Mr. Smith. Yes; and I think that was demonstrated in the recent campaign. When Mr. Willkie came west he was rather cool on the subject of intervention, but after he had visited with the western politicians and had toured the West he came back with a major emphasis on peace, and his emphasis was so effective that I think it was instrumental in changing the original plans of the President, and the President came out then in the campaign, and it is our contention that the reason the President was reelected was because he promised peace more convincingly than Mr. Willkie.

Mr. Fish. What percentage of the American people do you believe want to keep out of foreign wars?

Mr. Smith. I would not answer as an authority on the subject, Mr. Fish, but I will express my personal opinion.

Mr. Fish. Well, you get around a great deal among people, do you not?

Mr. SMITH. Yes. I speak each week to a population area of, approximately, 25,000,000 Americans. The most popular things that can be said at any time over this series of stations are suggestions having to do with steps necessary to keep us out of this war.

Immediately upon the introduction of this bill I alluded to this bill and analyzed it as I have today, and my mail immediately broke all records. We had been using 20 girls to open our letters, and immediately we had to take on 20 more with night shifts to handle the mail of people who demonstrated a desire to cooperate in the defeat of this bill.

Mr. Fish. Do you believe that a very large percentage of the American people want to defeat this bill as it is written?

Mr. SMITH. No; because they do not know what it is all about. I believe that if these hearings can be prolonged deliberately and spokesmen for the opposition can be given ample opportunity with the use of the radio and the press to define this bill to the people that the resentment against it will surpass the court bill, the Executive reorganization bill, and the embargo bill in arousing public resentment.

Mr. Fish. But is not this bill far more dangerous to our form of government than the court-packing bill and all the other bills combined that you mentioned?

Mr. Smith. In the first place, Mr. Fish, before answering that question, I want to always make it known that I am not posing as an authority on anything, except one thing, the interpretation of how my people feel. With that understanding, I answer your question this way: It is dangerous for two reasons-first, because of the nature of the bill; and, second, because of the nature of the President.

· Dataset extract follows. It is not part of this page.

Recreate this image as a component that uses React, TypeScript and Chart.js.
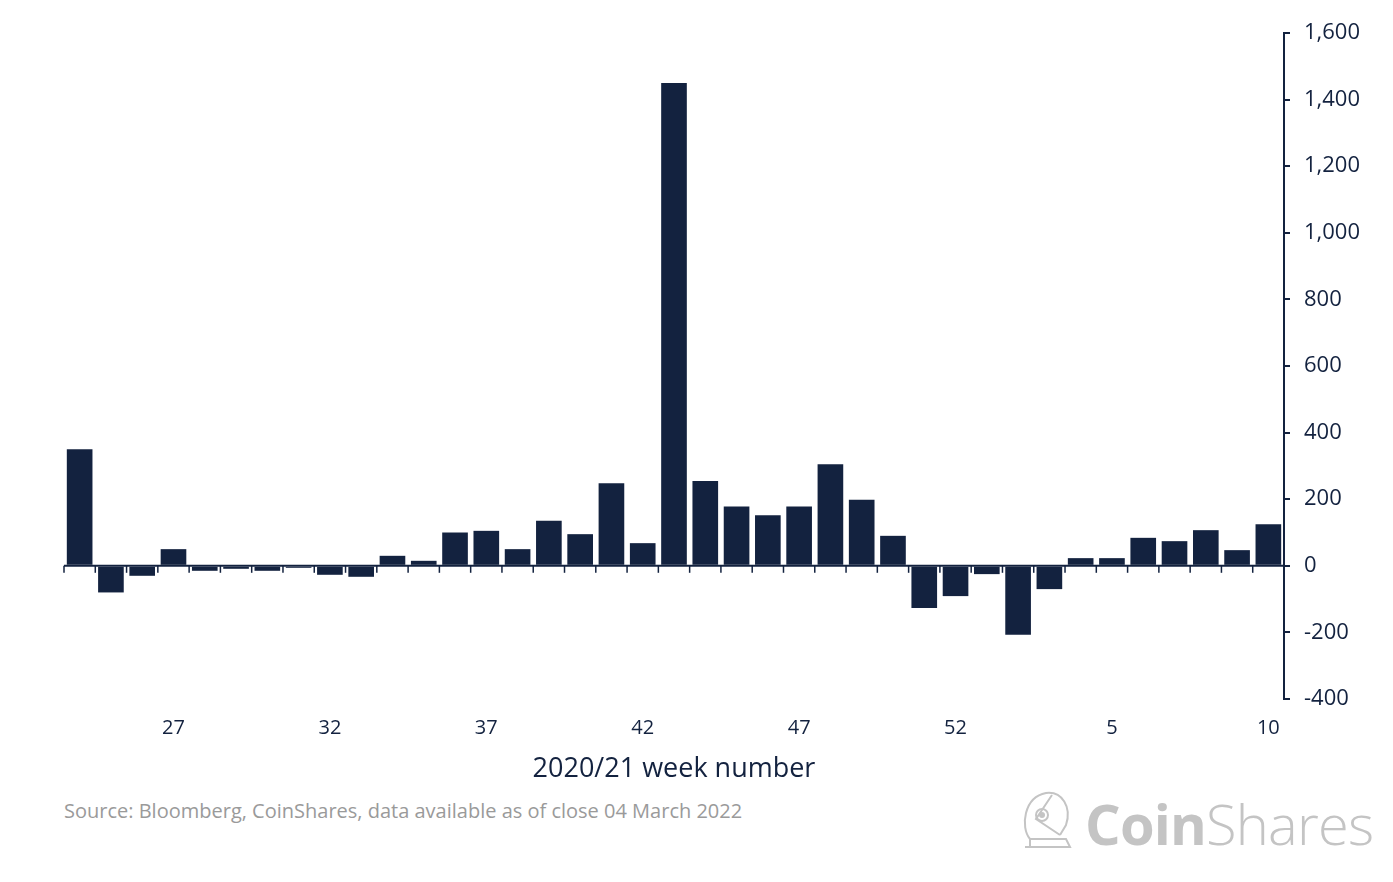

Mr. Fish. Breaking that down, do you not believe that this bill is dangerous and that it practically destroys free government in America?

Mr. Smith. If we have received the wrong impression, it is because of our limited understanding of government. Our impression is that it is virtually the same as the legislation that was approved by the Reichstag that led to the government now in Germany, and Hitler became supreme dictator of Germany.

Mr. Fish. Do you not agree that when the Congress surrenders its two great constitutional powers, control of the purse and the sword to any one man, that we are setting up a totalitarian form of government and surrendering our free government?

Mr. JOHNSON. Would the gentleman yield?
Mr. Fish. Yes.
Mr. Johnson. You are giving your interpretation-

Mr. Fish. I just want to say to the witness that my interpretation of this clause is, and I have been here as long as, if not longer than, the gentleman, that this gives the President unlimited scope to spend money, and then there will be a moral obligation upon the Congress to appropriate any sum of money that the President spends.

Mr. Johnson. Why did not the section say there is hereby appropriated instead of an authorization?

Mr. Fish. Because we are not an appropriating committee. That is an authorization to the President to spend $20,000,000,000 or $40,000,000,000, and we have a moral responsibility to get the money.

Mr. Smith. It is our contention, Mr. Fish, that if this bill passes, as it has been written, it will make Mr. Roosevelt a dictator absolutely. Now, if that is wrong, I think it would be wise for the administration to change that impression rapidly, if they desire to promote unity among the people.

Mr. Fish. I think that Congress will have something to say about it. Mr. Smith. I assume Congress is included in the administration.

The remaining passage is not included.